According to internal guidance shared with travelers and staff, the outage is expected to run from approximately 01:55 to 04:00 Central Time.
During that period, it will not be possible to:
- View flight schedules
- Make new bookings
- Modify or retrieve existing reservations
- Issue tickets, cancellations, or refunds
- Check in for flights using employee or staff travel portals, including myIDTravel and ID90
- Use some booking and check-in functions in United’s own internal and mobile tools
To reduce disruption, UA has proactively canceled most flights scheduled to depart during the outage window.
About SHARES
SHARES is the core reservation and inventory system that UA uses to run its bookings. UA adopted the system after merging with Continental, replacing the older Apollo system in 2012.
In practical terms, SHARES is the back-end platform that stores and manages:
- flight schedules
- seat availability
- fares and tickets
- passenger name records (PNRs)
- check-in and boarding data
- changes, cancellations and refunds
When you search for a UA flight on the website or app, an airport agent checks you in, or a travel agent issues a ticket, they’re all talking to SHARES behind the scenes.
The software began as a reservations system developed by Electronic Data Systems (EDS) decades ago and is now owned and maintained by US$4.4 billion-valued company Travelport, owned by the Elliot Management Corporation.
Unlike newer cloud-native airline systems, SHARES a highly customized, mission-critical mainframe-style platform that has been adapted over many years to handle United’s network, rules and partner airline connections.
Passengers Plan
The airline is advising travelers to plan around the downtime.
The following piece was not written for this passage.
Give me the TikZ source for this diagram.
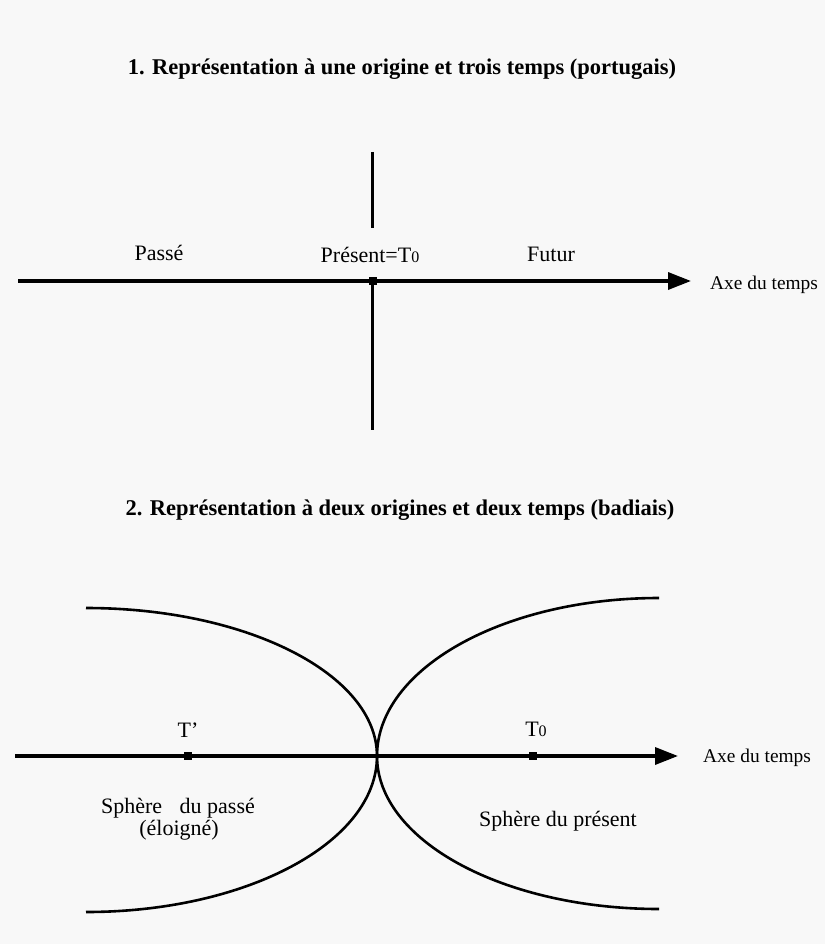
\documentclass[tikz,border=0pt]{standalone}
\usepackage{fontspec}
\setmainfont{Liberation Serif}
\usetikzlibrary{arrows.meta}
\definecolor{paper}{RGB}{248,248,248}
\newcommand{\Tzero}{T{\fontsize{16}{16}\selectfont 0}}
\begin{document}
\begin{tikzpicture}[x=1pt,y=-1pt,
  lbl/.style={inner sep=0pt, anchor=base, font=\fontsize{22}{24}\selectfont},
  ttl/.style={inner sep=0pt, anchor=base, font=\bfseries\fontsize{22.5}{24}\selectfont},
  axlbl/.style={inner sep=0pt, anchor=base west, font=\fontsize{19.4}{22}\selectfont},
  axisline/.style={line width=3.4pt, -{Triangle[length=23pt,width=17pt]}},
  vline/.style={line width=2.3pt},
  curve/.style={line width=2.6pt},
  tickmark/.style={fill=black, minimum size=8pt, inner sep=0pt, outer sep=0pt}]
\fill[paper] (0,0) rectangle (825,944);
\useasboundingbox (0,0) rectangle (825,944);
% ---------- Diagram 1 ----------
\node[ttl] (t1) at (402,75) {1. Représentation à une origine et trois temps (portugais)};
\coordinate (a1s) at (18,281);
\coordinate (a1e) at (691,281);
\draw[axisline] (a1s) -- (a1e);
\coordinate (v1top) at (372.5,152);
\coordinate (v1mid) at (372.5,228);
\node[tickmark] (p0) at (372.5,281) {};
\coordinate (v1bot) at (372.5,430);
\draw[vline] (v1top) -- (v1mid);
\draw[vline] (p0.center) -- (v1bot);
\node[lbl] (passe) at (159,260) {Passé};
\node[lbl] (present) at (370,262) {Présent=\Tzero};
\node[lbl] (futur) at (551,261) {Futur};
\node[axlbl] (axe1) at (710,289) {Axe du temps};
% ---------- Diagram 2 ----------
\node[ttl] (t2) at (400,515) {2. Représentation à deux origines et deux temps (badiais)};
\coordinate (a2s) at (15,756);
\coordinate (a2e) at (678,756);
\draw[axisline] (a2s) -- (a2e);
\node[tickmark] (tp) at (188,756) {};
\node[tickmark] (tz) at (533,756) {};
\coordinate (cA) at (86,608);
\coordinate (cB) at (659,598);
\draw[curve] (cA) arc[start angle=-90, end angle=0, x radius=291, y radius=148]
                  arc[start angle=0, end angle=90, x radius=291, y radius=156];
\draw[curve] (cB) arc[start angle=-90, end angle=-180, x radius=282, y radius=158]
                  arc[start angle=180, end angle=90, x radius=282, y radius=153];
\node[lbl] (tpl) at (188,737) {T'};
\node[lbl] (tzl) at (536,736) {\Tzero};
\node[axlbl] (axe2) at (703,762) {Axe du temps};
\node[lbl] (sp1) at (178,813) {Sphère\hspace{12pt} du passé};
\node[lbl] (sp1b) at (179,835) {(éloigné)};
\node[lbl] (sp2) at (558,826) {Sphère du présent};
\end{tikzpicture}
\end{document}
Passengers with flights departing shortly after 04:00 CT are encouraged to check in before the outage begins, as online and app-based check-in opens 24 hours before departure.
While the interruption is short and scheduled during low overnight demand, it affects the core reservation database that powers availability, ticketing, and check-in. As a result, even basic self-service transactions will pause until the system comes back online.
United has not indicated any impact beyond the three-hour window, and flights outside that period are expected to operate normally once systems are restored.